--- Data extract ---

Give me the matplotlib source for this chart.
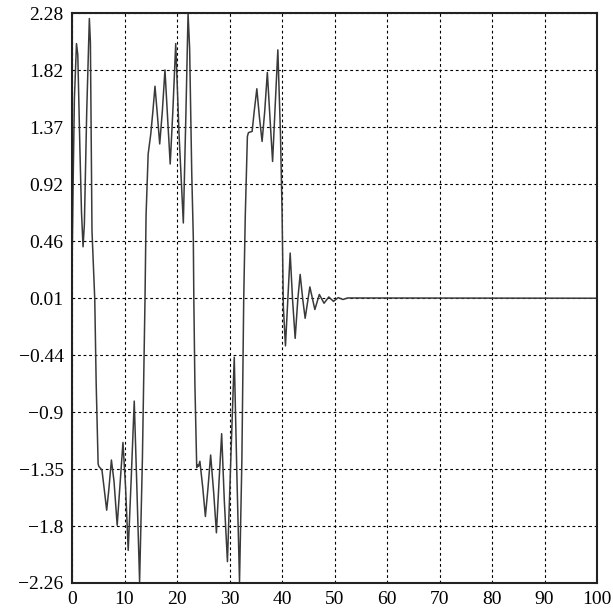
import matplotlib
matplotlib.use("Agg")
import matplotlib.pyplot as plt
import numpy as np

# Signal samples (time, amplitude)
t = [0.0, 0.2, 0.45, 0.85, 1.1, 1.5, 1.8, 2.1, 2.35, 2.8, 3.3, 3.5, 3.8,
     4.33, 4.6, 4.97, 5.1, 5.7, 6.1, 6.6, 7.0, 7.5, 8.0, 8.6, 9.1, 9.7,
     10.2, 10.7, 11.3, 11.85, 12.35, 12.87, 13.4, 13.9, 14.1, 14.5, 15.0,
     15.4, 15.8, 16.2, 16.7, 17.2, 17.7, 18.2, 18.7, 19.2, 19.75, 20.4,
     21.2, 21.7, 22.1, 22.4, 22.8, 23.1, 23.2, 23.4, 23.75, 23.9, 24.1,
     24.35, 24.9, 25.4, 25.9, 26.4, 27.0, 27.5, 28.0, 28.5, 29.0, 29.6,
     30.3, 30.9, 31.4, 31.9, 32.35, 32.7, 33.0, 33.4, 33.6, 34.3, 34.7,
     35.2, 35.7, 36.2, 36.7, 37.2, 37.7, 38.2, 38.7, 39.2, 39.7, 40.0,
     40.25, 40.65, 41.1, 41.55, 42.0, 42.5, 43.0, 43.45, 43.95, 44.4, 45.3,
     46.25, 47.1, 48.0, 48.9, 49.8, 50.7, 51.6, 52.5, 100.0]
v = [0.24, 0.9, 1.6, 2.04, 1.95, 1.2, 0.7, 0.42, 0.6, 1.5, 2.24, 2.05, 0.55,
     0.0, -0.67, -1.31, -1.33, -1.36, -1.5, -1.68, -1.52, -1.28, -1.45, -1.80, -1.5, -1.14,
     -1.5, -2.0, -1.4, -0.81, -1.5, -2.25, -1.28, 0.0, 0.67, 1.16, 1.32,
     1.5, 1.70, 1.5, 1.24, 1.5, 1.83, 1.45, 1.08, 1.5, 2.04, 1.3,
     0.61, 1.5, 2.28, 2.0, 1.01, 0.49, 0.0, -0.67, -1.34, -1.32, -1.33,
     -1.29, -1.5, -1.73, -1.5, -1.24, -1.55, -1.86, -1.45, -1.07, -1.6, -2.09,
     -1.2, -0.46, -1.4, -2.25, -1.28, 0.0, 0.67, 1.30, 1.33, 1.34, 1.5,
     1.68, 1.45, 1.26, 1.5, 1.81, 1.45, 1.10, 1.55, 1.99, 1.32, 0.71,
     -0.06, -0.37, 0.0, 0.37, 0.0, -0.31, 0.0, 0.20, 0.0, -0.15, 0.10,
     -0.08, 0.04, -0.03, 0.02, -0.015, 0.015, 0.0, 0.012, 0.01]

x_ticks = [0, 10, 20, 30, 40, 50, 60, 70, 80, 90, 100]
y_tick_labels = ["\u22122.26", "\u22121.8", "\u22121.35", "\u22120.9", "\u22120.44",
                 "0.01", "0.46", "0.92", "1.37", "1.82", "2.28"]
y_min, y_max = -2.26, 2.28

plt.rcParams['font.family'] = ['Liberation Serif', 'DejaVu Serif']

fig = plt.figure(figsize=(6.13, 6.13), dpi=100)
ax = fig.add_axes([0.1175, 0.049, 0.8565, 0.929])

ax.plot(t, v, color='#3a3a3a', linewidth=1.1)

ax.set_xlim(0, 100)
ax.set_ylim(y_min, y_max)
ax.set_xticks(x_ticks)
ax.set_xticklabels([str(x) for x in x_ticks])
ax.set_yticks(np.linspace(y_min, y_max, len(y_tick_labels)))
ax.set_yticklabels(y_tick_labels)
ax.tick_params(length=0, labelsize=14, pad=6, colors='black')

ax.grid(True, color='black', linestyle=(0, (2.5, 2.5)), linewidth=0.8)
for s in ax.spines.values():
    s.set_linewidth(1.5)
    s.set_color('#222222')

fig.savefig("out.png", dpi=100)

---

(The exercise): Copy out each line exactly, without the pictures.

(Response for this exercise):
Give me the matplotlib source for this chart.
import matplotlib
matplotlib.use("Agg")
import matplotlib.pyplot as plt
import numpy as np

# Signal samples (time, amplitude)
t = [0.0, 0.2, 0.45, 0.85, 1.1, 1.5, 1.8, 2.1, 2.35, 2.8, 3.3, 3.5, 3.8,
     4.33, 4.6, 4.97, 5.1, 5.7, 6.1, 6.6, 7.0, 7.5, 8.0, 8.6, 9.1, 9.7,
     10.2, 10.7, 11.3, 11.85, 12.35, 12.87, 13.4, 13.9, 14.1, 14.5, 15.0,
     15.4, 15.8, 16.2, 16.7, 17.2, 17.7, 18.2, 18.7, 19.2, 19.75, 20.4,
     21.2, 21.7, 22.1, 22.4, 22.8, 23.1, 23.2, 23.4, 23.75, 23.9, 24.1,
     24.35, 24.9, 25.4, 25.9, 26.4, 27.0, 27.5, 28.0, 28.5, 29.0, 29.6,
     30.3, 30.9, 31.4, 31.9, 32.35, 32.7, 33.0, 33.4, 33.6, 34.3, 34.7,
     35.2, 35.7, 36.2, 36.7, 37.2, 37.7, 38.2, 38.7, 39.2, 39.7, 40.0,
     40.25, 40.65, 41.1, 41.55, 42.0, 42.5, 43.0, 43.45, 43.95, 44.4, 45.3,
     46.25, 47.1, 48.0, 48.9, 49.8, 50.7, 51.6, 52.5, 100.0]
v = [0.24, 0.9, 1.6, 2.04, 1.95, 1.2, 0.7, 0.42, 0.6, 1.5, 2.24, 2.05, 0.55,
     0.0, -0.67, -1.31, -1.33, -1.36, -1.5, -1.68, -1.52, -1.28, -1.45, -1.80, -1.5, -1.14,
     -1.5, -2.0, -1.4, -0.81, -1.5, -2.25, -1.28, 0.0, 0.67, 1.16, 1.32,
     1.5, 1.70, 1.5, 1.24, 1.5, 1.83, 1.45, 1.08, 1.5, 2.04, 1.3,
     0.61, 1.5, 2.28, 2.0, 1.01, 0.49, 0.0, -0.67, -1.34, -1.32, -1.33,
     -1.29, -1.5, -1.73, -1.5, -1.24, -1.55, -1.86, -1.45, -1.07, -1.6, -2.09,
     -1.2, -0.46, -1.4, -2.25, -1.28, 0.0, 0.67, 1.30, 1.33, 1.34, 1.5,
     1.68, 1.45, 1.26, 1.5, 1.81, 1.45, 1.10, 1.55, 1.99, 1.32, 0.71,
     -0.06, -0.37, 0.0, 0.37, 0.0, -0.31, 0.0, 0.20, 0.0, -0.15, 0.10,
     -0.08, 0.04, -0.03, 0.02, -0.015, 0.015, 0.0, 0.012, 0.01]

x_ticks = [0, 10, 20, 30, 40, 50, 60, 70, 80, 90, 100]
y_tick_labels = ["\u22122.26", "\u22121.8", "\u22121.35", "\u22120.9", "\u22120.44",
                 "0.01", "0.46", "0.92", "1.37", "1.82", "2.28"]
y_min, y_max = -2.26, 2.28

plt.rcParams['font.family'] = ['Liberation Serif', 'DejaVu Serif']

fig = plt.figure(figsize=(6.13, 6.13), dpi=100)
ax = fig.add_axes([0.1175, 0.049, 0.8565, 0.929])

ax.plot(t, v, color='#3a3a3a', linewidth=1.1)

ax.set_xlim(0, 100)
ax.set_ylim(y_min, y_max)
ax.set_xticks(x_ticks)
ax.set_xticklabels([str(x) for x in x_ticks])
ax.set_yticks(np.linspace(y_min, y_max, len(y_tick_labels)))
ax.set_yticklabels(y_tick_labels)
ax.tick_params(length=0, labelsize=14, pad=6, colors='black')

ax.grid(True, color='black', linestyle=(0, (2.5, 2.5)), linewidth=0.8)
for s in ax.spines.values():
    s.set_linewidth(1.5)
    s.set_color('#222222')

fig.savefig("out.png", dpi=100)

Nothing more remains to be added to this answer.